Learn 3D Modelling – The Complete Blender Creator Course

I’ve done pretty much the full tour of the various sites that offer free online courses by now and this time my curiosity has led me to a site that only sells them for money: Udemy. Being color blind and not having much of a creative spark, I’m never going to be much of an artist. But as a life-long videogamer I am curious about 3D graphics so I thought I’d try and learn how to use a free 3D application like Blender. There are tons of tutorial videos for it on YouTube of course but it’s rather difficult to judge how good they are when you’re a complete newbie. So when I saw this course available on discount for less then US$10 with its over 50 hours of lecture videos and a contents page that appears to cover just about every aspect of Blender, buying it seemed like a no brainer.

50+ hours add up to a lot of videos, which is why I’ve been doing this for months and I still haven’t finished it all yet. The course is still being updated so new videos are added from time to time. As far as I can tell, buying it once allows you have permanent access to the whole thing. It’s plenty unlikely that I’ll ever want to actually make a game for myself or anything so I think I’ve seen enough to be a fair judge. The course comes with files to download that is helpful to complete projects, such as reference images and textures, and the site has its own surprisingly active forum so you can get answers from other students and see lots and lots of examples of what others have created based on what they’ve learnt. It’s a very impressive package all told.

Like most people, I went into this thinking I’d be happy if I could come out of this being able to model simple stuff like fantasy swords or maybe a room and small scale stuff like that. Not surprisingly, this course goes far beyond that. Beginning from simple stuff like learning the interface and basic shapes to projects like a bowling ball and pins and a chessboard with a full set of pieces, it moves on to full scenes like a rabbit sitting in a field of grass, a large building and ending with modelling a human head. The quality of the videos are excellent and following along with instructor Michael Bridges to replicate exactly what he does is straightforward enough. One nice touch is that he has a program active on his computer that shows his keystrokes so you can see what he’s doing when he uses keyboard shortcuts.

The course is titled The Complete Blender Creator Course and it isn’t kidding. Modelling and even texturing objects is just the tip of the iceberg here. For example in addition to modelling a desk lamp, you’re asked to rig it and then animate a short hop-and-skip scene for it, Pixar-style. I especially appreciated how the instructor uses the construction of a large building, a project that needs to be broken down into many modular pieces, to teach how to set up and use version control software. I’m embarrassed to admit here that though I’m something of a hobbyist programmer, I’ve never learned to do those things before this. Other useful lessons include a primer on the many ways that light interacts with materials, tutorials on how colors are defined, how to set up your own materials library, some bits about physics simulations in Blender, and much, much more. The amount of content here is just insane. This is frankly way more than I need but I guess it’s good to know that these lessons are all there when I’m ready for them.

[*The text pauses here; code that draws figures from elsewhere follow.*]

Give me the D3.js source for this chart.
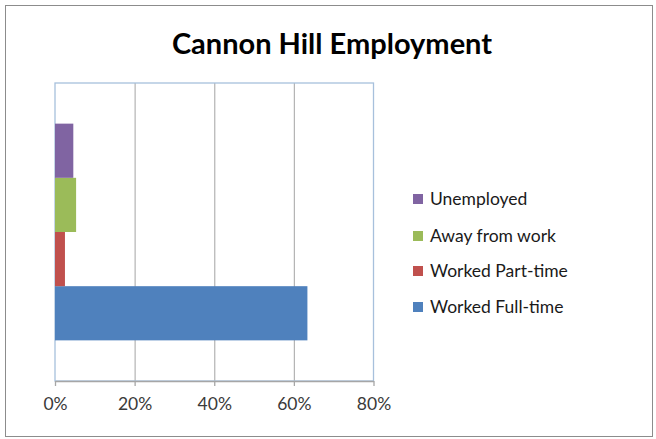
<!DOCTYPE html>
<html>
<head>
<meta charset="utf-8">
<script src="https://cdn.jsdelivr.net/npm/d3@7"></script>
<style>
  html, body { margin: 0; padding: 0; background: #ffffff; }
  svg { display: block; }
</style>
</head>
<body>
<script>
// Cannon Hill employment shares (percent of labour force)
const categories = ["Cannon Hill"];
const seriesNames = ["Worked Full-time", "Worked Part-time", "Away from work", "Unemployed"];
const seriesValues = [63.4, 2.5, 5.3, 4.6];
const seriesColors = ["#4f81bd", "#c0504d", "#9bbb59", "#8064a2"];
const tickValues = [0, 20, 40, 60, 80];
const tickLabels = ["0%", "20%", "40%", "60%", "80%"];

const W = 656, H = 439;
const svg = d3.select("body").append("svg").attr("width", W).attr("height", H);
const font = "Lato, 'Open Sans', sans-serif";

// outer chart frame
svg.append("rect")
  .attr("x", 5.5).attr("y", 5.5).attr("width", 647).attr("height", 431)
  .attr("fill", "#ffffff").attr("stroke", "#8c8c8c").attr("stroke-width", 1);

svg.append("text")
  .attr("x", 332).attr("y", 54)
  .attr("text-anchor", "middle")
  .attr("font-family", font).attr("font-weight", "bold")
  .attr("font-size", 29).attr("fill", "#000000")
  .text("Cannon Hill Employment");

const plot = { left: 55, right: 373.5, top: 83, bottom: 381 };

const x = d3.scaleLinear().domain([0, 80]).range([plot.left, plot.right]);

// one category band, bars stacked vertically inside it (gap width 150%)
const band = d3.scaleBand().domain(categories).range([plot.bottom, plot.top])
  .paddingInner(0).paddingOuter(0);
const nSeries = seriesNames.length;
const gapRatio = 1.5;
const barH = band.bandwidth() / (nSeries + gapRatio);
const inner = d3.scaleBand()
  .domain(d3.range(nSeries))
  .range([band(categories[0]) + band.bandwidth() - barH * gapRatio / 2,
          band(categories[0]) + barH * gapRatio / 2]);

// gridlines
svg.append("g").selectAll("line")
  .data(tickValues.slice(1, -1))
  .join("line")
  .attr("x1", d => x(d) + 0.5).attr("x2", d => x(d) + 0.5)
  .attr("y1", plot.top).attr("y2", plot.bottom)
  .attr("stroke", "#b3b3b3").attr("stroke-width", 1.2);

// plot area border
svg.append("rect")
  .attr("x", plot.left).attr("y", plot.top)
  .attr("width", plot.right - plot.left).attr("height", plot.bottom - plot.top)
  .attr("fill", "none").attr("stroke", "#a7c0dc").attr("stroke-width", 1.3);

// bars
svg.append("g").selectAll("rect")
  .data(seriesValues.map((v, i) => ({ v, i })))
  .join("rect")
  .attr("x", x(0))
  .attr("y", d => inner(d.i))
  .attr("width", d => x(d.v) - x(0))
  .attr("height", inner.bandwidth())
  .attr("fill", d => seriesColors[d.i]);

// x axis
const xAxis = d3.axisBottom(x)
  .tickValues(tickValues)
  .tickFormat((d, i) => tickLabels[i])
  .tickSize(5).tickSizeOuter(0).tickPadding(12);
const gx = svg.append("g")
  .attr("transform", `translate(0,${plot.bottom})`)
  .call(xAxis);
gx.select(".domain").attr("stroke", "#a6a6a6").attr("stroke-width", 1.3);
gx.selectAll(".tick line").attr("stroke", "#a6a6a6").attr("stroke-width", 1.3);
gx.selectAll(".tick text")
  .attr("font-family", font).attr("font-size", 17.5).attr("fill", "#3a3a3a");

// legend (top entry is the last series)
const legendOrder = d3.range(nSeries).reverse();
const legendY = [199, 236, 271, 307];
const legend = svg.append("g").selectAll("g")
  .data(legendOrder)
  .join("g")
  .attr("transform", (d, k) => `translate(413,${legendY[k]})`);
legend.append("rect")
  .attr("x", 0).attr("y", -5).attr("width", 10).attr("height", 10)
  .attr("fill", d => seriesColors[d]);
legend.append("text")
  .attr("x", 17).attr("y", 0).attr("dy", "0.35em")
  .attr("font-family", font).attr("font-size", 17.5).attr("fill", "#1a1a1a")
  .text(d => seriesNames[d]);
</script>
</body>
</html>
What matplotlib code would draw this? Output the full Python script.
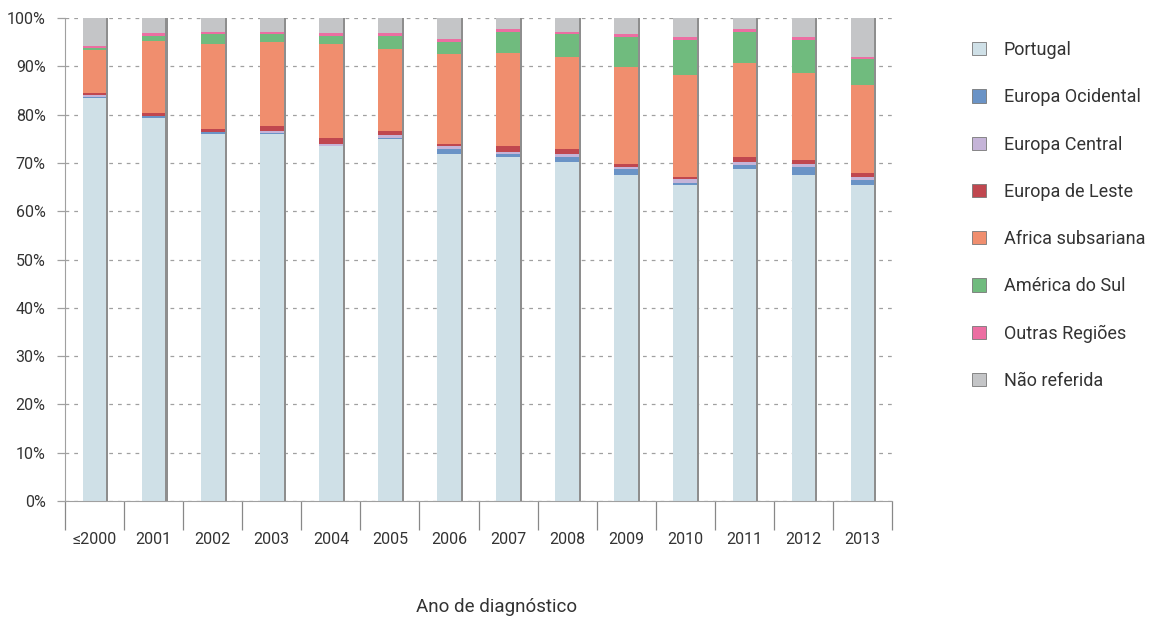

There aren’t many bad things to say about the course. The biggest one is that the Udemy site it is hosted on isn’t always very reliable. It’s annoying when HD videos stream fine on YouTube but I have to put up with the course videos stuttering and skipping. I also don’t quite understand why not all videos are available in all of the standard resolutions. It appears that most are but there are the odd videos which are available only in 360p and 1080p or something silly like that. At least the auto-generated subtitles work quite well. The course does have quizzes but they are generally very easy and I don’t think they add much, being probably there just to fulfill a bullet point. In a course like this, the only real evaluation possible is if you can complete the various projects and the challenges and it’s not like these can be automatically assessed anyway.

Blender is a huge program however and is in continuous development so no course, however complete, can quite cover everything. For example, so far I’ve found it to be silent on the subject of the newish Principled BDSF shader even though it seems to make some of the lessons here obsolete. I also kind of wish that it spent more time modelling ordinary objects since it seems to me that a lot of the skill comes in knowing the time-saving methods to create the same types of objects over and over again. Still I suppose that’s what all of the free YouTube videos are for. This course works great at getting you familiarized with just about every aspect of Blender so that you have the fundamentals and the confidence to go find out how to do more specific stuff on your own. All around I found this to be a fantastic course that is well worth the cost and that fiddling around with 3D graphics is a fun new hobby. It’s seriously eating into my actual videogaming time even.